Goal:
All of the data should be repeated exactly; pictures are not part of the copy.

Dataset excerpt:

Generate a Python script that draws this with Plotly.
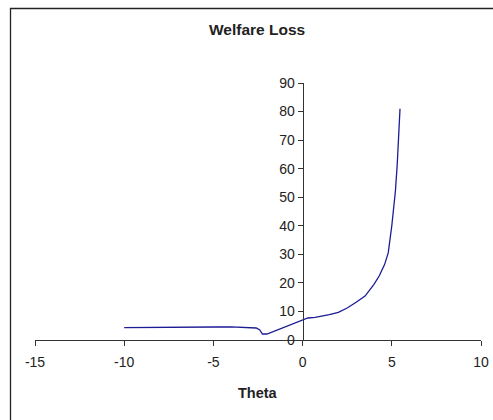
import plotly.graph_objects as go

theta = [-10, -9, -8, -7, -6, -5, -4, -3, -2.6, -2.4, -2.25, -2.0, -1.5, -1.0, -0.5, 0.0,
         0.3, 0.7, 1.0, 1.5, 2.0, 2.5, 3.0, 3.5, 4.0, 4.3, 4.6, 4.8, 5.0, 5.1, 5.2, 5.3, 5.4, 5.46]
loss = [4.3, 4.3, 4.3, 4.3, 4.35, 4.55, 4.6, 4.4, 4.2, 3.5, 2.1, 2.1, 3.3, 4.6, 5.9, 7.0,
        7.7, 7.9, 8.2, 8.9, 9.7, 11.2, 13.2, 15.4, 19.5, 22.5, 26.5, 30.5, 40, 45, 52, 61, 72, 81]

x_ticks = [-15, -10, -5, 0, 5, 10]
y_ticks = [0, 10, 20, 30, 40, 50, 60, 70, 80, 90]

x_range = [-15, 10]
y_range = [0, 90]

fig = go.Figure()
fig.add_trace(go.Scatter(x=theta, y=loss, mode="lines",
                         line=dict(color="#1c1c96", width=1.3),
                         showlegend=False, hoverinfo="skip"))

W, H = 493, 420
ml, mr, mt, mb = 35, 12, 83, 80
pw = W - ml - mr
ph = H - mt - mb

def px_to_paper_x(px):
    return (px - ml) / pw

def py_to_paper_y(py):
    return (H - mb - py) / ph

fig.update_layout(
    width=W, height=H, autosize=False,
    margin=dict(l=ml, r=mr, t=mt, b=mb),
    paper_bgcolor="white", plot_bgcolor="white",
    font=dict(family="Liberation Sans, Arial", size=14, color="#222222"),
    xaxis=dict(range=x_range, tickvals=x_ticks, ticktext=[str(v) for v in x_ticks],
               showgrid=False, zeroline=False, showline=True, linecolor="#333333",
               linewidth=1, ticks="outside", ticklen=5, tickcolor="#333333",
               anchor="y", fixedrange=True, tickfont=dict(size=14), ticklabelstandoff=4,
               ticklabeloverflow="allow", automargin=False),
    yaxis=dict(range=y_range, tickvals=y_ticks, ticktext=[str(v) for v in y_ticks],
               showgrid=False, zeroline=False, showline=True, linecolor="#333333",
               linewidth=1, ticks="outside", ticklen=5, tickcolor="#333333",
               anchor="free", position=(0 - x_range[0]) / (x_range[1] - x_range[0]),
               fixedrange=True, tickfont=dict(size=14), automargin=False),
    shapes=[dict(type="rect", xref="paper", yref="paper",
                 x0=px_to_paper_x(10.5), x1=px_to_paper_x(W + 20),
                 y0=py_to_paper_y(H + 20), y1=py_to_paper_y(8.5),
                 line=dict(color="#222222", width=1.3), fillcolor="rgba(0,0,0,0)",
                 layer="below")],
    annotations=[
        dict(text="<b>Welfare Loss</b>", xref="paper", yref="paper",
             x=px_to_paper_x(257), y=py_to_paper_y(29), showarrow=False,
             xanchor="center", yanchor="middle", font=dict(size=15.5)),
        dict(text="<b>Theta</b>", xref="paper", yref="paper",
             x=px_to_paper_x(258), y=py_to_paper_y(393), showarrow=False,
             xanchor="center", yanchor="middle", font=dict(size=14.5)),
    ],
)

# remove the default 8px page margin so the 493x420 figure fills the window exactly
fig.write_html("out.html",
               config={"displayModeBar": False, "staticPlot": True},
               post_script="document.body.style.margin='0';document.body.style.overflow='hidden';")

Task response:
Generate a Python script that draws this with Plotly.
import plotly.graph_objects as go

theta = [-10, -9, -8, -7, -6, -5, -4, -3, -2.6, -2.4, -2.25, -2.0, -1.5, -1.0, -0.5, 0.0,
         0.3, 0.7, 1.0, 1.5, 2.0, 2.5, 3.0, 3.5, 4.0, 4.3, 4.6, 4.8, 5.0, 5.1, 5.2, 5.3, 5.4, 5.46]
loss = [4.3, 4.3, 4.3, 4.3, 4.35, 4.55, 4.6, 4.4, 4.2, 3.5, 2.1, 2.1, 3.3, 4.6, 5.9, 7.0,
        7.7, 7.9, 8.2, 8.9, 9.7, 11.2, 13.2, 15.4, 19.5, 22.5, 26.5, 30.5, 40, 45, 52, 61, 72, 81]

x_ticks = [-15, -10, -5, 0, 5, 10]
y_ticks = [0, 10, 20, 30, 40, 50, 60, 70, 80, 90]

x_range = [-15, 10]
y_range = [0, 90]

fig = go.Figure()
fig.add_trace(go.Scatter(x=theta, y=loss, mode="lines",
                         line=dict(color="#1c1c96", width=1.3),
                         showlegend=False, hoverinfo="skip"))

W, H = 493, 420
ml, mr, mt, mb = 35, 12, 83, 80
pw = W - ml - mr
ph = H - mt - mb

def px_to_paper_x(px):
    return (px - ml) / pw

def py_to_paper_y(py):
    return (H - mb - py) / ph

fig.update_layout(
    width=W, height=H, autosize=False,
    margin=dict(l=ml, r=mr, t=mt, b=mb),
    paper_bgcolor="white", plot_bgcolor="white",
    font=dict(family="Liberation Sans, Arial", size=14, color="#222222"),
    xaxis=dict(range=x_range, tickvals=x_ticks, ticktext=[str(v) for v in x_ticks],
               showgrid=False, zeroline=False, showline=True, linecolor="#333333",
               linewidth=1, ticks="outside", ticklen=5, tickcolor="#333333",
               anchor="y", fixedrange=True, tickfont=dict(size=14), ticklabelstandoff=4,
               ticklabeloverflow="allow", automargin=False),
    yaxis=dict(range=y_range, tickvals=y_ticks, ticktext=[str(v) for v in y_ticks],
               showgrid=False, zeroline=False, showline=True, linecolor="#333333",
               linewidth=1, ticks="outside", ticklen=5, tickcolor="#333333",
               anchor="free", position=(0 - x_range[0]) / (x_range[1] - x_range[0]),
               fixedrange=True, tickfont=dict(size=14), automargin=False),
    shapes=[dict(type="rect", xref="paper", yref="paper",
                 x0=px_to_paper_x(10.5), x1=px_to_paper_x(W + 20),
                 y0=py_to_paper_y(H + 20), y1=py_to_paper_y(8.5),
                 line=dict(color="#222222", width=1.3), fillcolor="rgba(0,0,0,0)",
                 layer="below")],
    annotations=[
        dict(text="<b>Welfare Loss</b>", xref="paper", yref="paper",
             x=px_to_paper_x(257), y=py_to_paper_y(29), showarrow=False,
             xanchor="center", yanchor="middle", font=dict(size=15.5)),
        dict(text="<b>Theta</b>", xref="paper", yref="paper",
             x=px_to_paper_x(258), y=py_to_paper_y(393), showarrow=False,
             xanchor="center", yanchor="middle", font=dict(size=14.5)),
    ],
)

# remove the default 8px page margin so the 493x420 figure fills the window exactly
fig.write_html("out.html",
               config={"displayModeBar": False, "staticPlot": True},
               post_script="document.body.style.margin='0';document.body.style.overflow='hidden';")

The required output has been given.